The Chancellor of the Exchequer, George Osborne, today announced the opening of bidding for £50 million of funding for superfast broadband roll-out in the UK. Local Public Authorities will be able to apply to Broadband Delivery UK (BDUK) for this funding to improve broadband in their area. Today’s funding is estimated to benefit up to 800,000 premises.
Broadband infrastructure investment is vital in supporting the overall growth agenda, and is a central strand of the current Growth Review.
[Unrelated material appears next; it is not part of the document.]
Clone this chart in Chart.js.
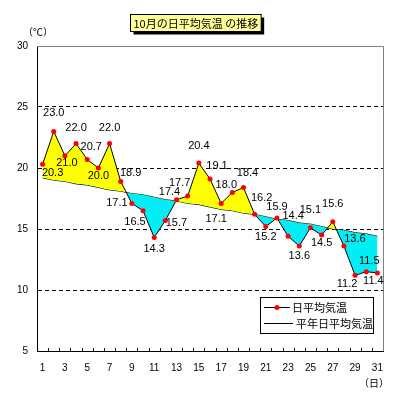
<!DOCTYPE html>
<html>
<head>
<meta charset="utf-8">
<script src="https://cdn.jsdelivr.net/npm/chart.js@4.4.1/dist/chart.umd.min.js"></script>
<style>
  body { margin: 0; background: #fff; }
  #wrap { width: 399px; height: 400px; }
</style>
</head>
<body>
<div id="wrap"><canvas id="grafico" width="399" height="400"></canvas></div>
<script>
// dados do grafico
const days = ['1','2','3','4','5','6','7','8','9','10','11','12','13','14','15','16',
  '17','18','19','20','21','22','23','24','25','26','27','28','29','30','31'];
const dailyTemp = [20.3, 23.0, 21.0, 22.0, 20.7, 20.0, 22.0, 18.9, 17.1, 16.5, 14.3,
  15.7, 17.4, 17.7, 20.4, 19.1, 17.1, 18.0, 18.4, 16.2, 15.2, 15.9, 14.4, 13.6, 15.1,
  14.5, 15.6, 13.6, 11.2, 11.5, 11.4];
const normalTemp = [19.2, 19.0, 18.9, 18.7, 18.6, 18.4, 18.2, 18.1, 17.9, 17.8, 17.6,
  17.4, 17.3, 17.1, 17.0, 16.8, 16.6, 16.5, 16.3, 16.2, 16.0, 15.8, 15.7, 15.5, 15.4,
  15.2, 15.0, 14.9, 14.7, 14.6, 14.4];
const yTicks = [5, 10, 15, 20, 25, 30];
const seriesNames = ['日平均気温', '平年日平均気温'];
const titleText = '10月の日平均気温 の推移';

const jp = "'Noto Sans CJK JP', sans-serif";
const num = "'Liberation Sans', Arial, sans-serif";

// deslocamento de cada rotulo em relacao ao ponto
const labelPos = [[10,9],[0,-18],[2,7],[0,-16],[4,-12],[0,8],[0,-16],[10,-8],[-15,0],[-8,11],
  [0,11],[11,3],[-7,-8],[-8,-13],[0,-17],[7,-13],[-5,16],[-6,-7],[4,-15],[7,-16],
  [0,10],[0,-11],[5,-20],[0,10],[0,-18],[0,8],[0,-18],[11,-7],[-8,9],[3,-11],[-4,8]];

const extras = {
  id: 'extras',
  afterDraw(chart) {
    const ctx = chart.ctx;
    const a = chart.chartArea;
    const x = chart.scales.x;
    ctx.save();

    // moldura superior e direita
    ctx.strokeStyle = '#808080';
    ctx.lineWidth = 1;
    ctx.beginPath();
    ctx.moveTo(a.left, a.top + 0.5);
    ctx.lineTo(a.right + 0.5, a.top + 0.5);
    ctx.lineTo(a.right + 0.5, a.bottom);
    ctx.stroke();

    // tracinhos do eixo x
    ctx.strokeStyle = '#000';
    ctx.beginPath();
    for (let i = 1; i < days.length; i++) {
      const px = Math.round((x.getPixelForValue(i - 1) + x.getPixelForValue(i)) / 2) + 0.5;
      ctx.moveTo(px, a.bottom);
      ctx.lineTo(px, a.bottom - 3);
    }
    ctx.stroke();

    // rotulos dos valores
    const meta = chart.getDatasetMeta(0);
    ctx.fillStyle = '#000';
    ctx.font = '11px ' + num;
    ctx.textAlign = 'center';
    ctx.textBaseline = 'middle';
    meta.data.forEach((p, i) => {
      const o = labelPos[i];
      ctx.fillText(dailyTemp[i].toFixed(1), p.x + o[0], p.y + o[1]);
    });

    // titulo
    ctx.font = '11px ' + jp;
    const tw = ctx.measureText(titleText).width;
    const bw = tw + 6, bh = 17;
    const bx = Math.round(195 - bw / 2) + 0.5, by = 14.5;
    ctx.fillStyle = '#000';
    ctx.fillRect(bx + 3, by + 3, bw, bh);
    ctx.fillStyle = '#FFFF99';
    ctx.fillRect(bx, by, bw, bh);
    ctx.strokeStyle = '#000';
    ctx.strokeRect(bx, by, bw, bh);
    ctx.fillStyle = '#000';
    ctx.textAlign = 'center';
    ctx.fillText(titleText, bx + bw / 2, by + bh / 2 + 0.5);

    // unidades
    ctx.font = '10px ' + jp;
    ctx.fillText('（℃）', 38, 32);
    ctx.fillText('（日）', 374, 383);

    // legenda
    const lx = 260.5, ly = 297.5;
    ctx.fillStyle = '#fff';
    ctx.fillRect(lx, ly, 113, 36);
    ctx.strokeRect(lx, ly, 113, 36);
    ctx.beginPath();
    ctx.moveTo(264, 307.5); ctx.lineTo(290, 307.5);
    ctx.moveTo(264, 323.5); ctx.lineTo(293, 323.5);
    ctx.stroke();
    ctx.fillStyle = '#FF0000';
    ctx.beginPath();
    ctx.arc(277, 307.5, 2.5, 0, Math.PI * 2);
    ctx.fill();
    ctx.fillStyle = '#000';
    ctx.font = '11px ' + jp;
    ctx.textAlign = 'left';
    ctx.fillText(seriesNames[0], 292, 308);
    ctx.fillText(seriesNames[1], 296, 324);

    ctx.restore();
  }
};

new Chart(document.getElementById('grafico').getContext('2d'), {
  type: 'line',
  data: {
    labels: days,
    datasets: [{
      label: seriesNames[0],
      data: dailyTemp,
      borderColor: '#000',
      borderWidth: 1,
      pointRadius: 2.5,
      pointBackgroundColor: '#FF0000',
      pointBorderWidth: 0,
      tension: 0,
      fill: { target: 1, above: '#FFFF00', below: '#00EEF5' }
    }, {
      label: seriesNames[1],
      data: normalTemp,
      borderColor: '#000',
      borderWidth: 1,
      pointRadius: 0,
      tension: 0,
      fill: false
    }]
  },
  plugins: [extras],
  options: {
    responsive: false,
    animation: false,
    layout: { padding: { top: 46, right: 16, left: 0, bottom: 0 } },
    plugins: {
      legend: { display: false },
      tooltip: { enabled: false }
    },
    scales: {
      x: {
        type: 'category',
        offset: true,
        afterFit(scale) { scale.height = 49; },
        grid: { display: false, drawTicks: false },
        border: { display: true, color: '#000', width: 1 },
        ticks: {
          autoSkip: false,
          maxRotation: 0,
          padding: 11,
          color: '#000',
          font: { family: num, size: 10 },
          callback: (v, i) => (i % 2 === 0 ? days[i] : '')
        }
      },
      y: {
        min: 5,
        max: 30,
        afterFit(scale) { scale.width = 37; },
        afterBuildTicks(scale) { scale.ticks = yTicks.map(v => ({ value: v })); },
        grid: {
          drawTicks: false,
          color: ctx => (ctx.tick && (ctx.tick.value === 5 || ctx.tick.value === 30) ? 'rgba(0,0,0,0)' : '#000'),
          lineWidth: 1
        },
        border: { display: true, color: '#000', width: 1, dash: [4, 3] },
        ticks: {
          padding: 9,
          color: '#000',
          font: { family: num, size: 10 }
        }
      }
    }
  }
});
</script>
</body>
</html>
In total, £530m will be spent over the next four years on rolling out superfast broadband to where the market alone would not reach.
Visiting Bristol, the Chancellor said:
Broadband is crucial for the country’s economic future; that’s why the coalition government is investing over half a billion pounds in its infrastructure.
We want to have the best superfast broadband network in Europe by 2015 and today’s £50m will benefit up to 800,000 homes and businesses. This is very much a locally-driven process and we encourage bids from all local people with plans for improving broadband in their local area.
Notes for Editors
The government published its National Broadband Strategy in December 2010. It sets out the goal of delivering a fibre point in every community in the UK by the end of this Parliament, bringing superfast broadband within reach of urban and rural communities, and commits to ensuring that homes and businesses right across the UK are able to access a decent level of connectivity, even in the most remote areas.
Broadband Delivery UK has been created within the Department for Culture, Media and Sport (DCSM) as a delivery vehicle for these policies.
It is estimated that the private sector alone, given their currently published plans, will cover approximately two thirds of premises with access to superfast broadband by 2015. This leaves approximately one third of premises (or approximately 9m premises) potentially within scope for public sector intervention in superfast broadband.
The first wave of funding was agreed in October 2010. Four rural areas that include some of the most remote parts of the UK were selected to pilot the next generation of high speed broadband. Each area will be allocated around £5-10m. Guidance will be published on Monday with details of the application process and eligibility criteria.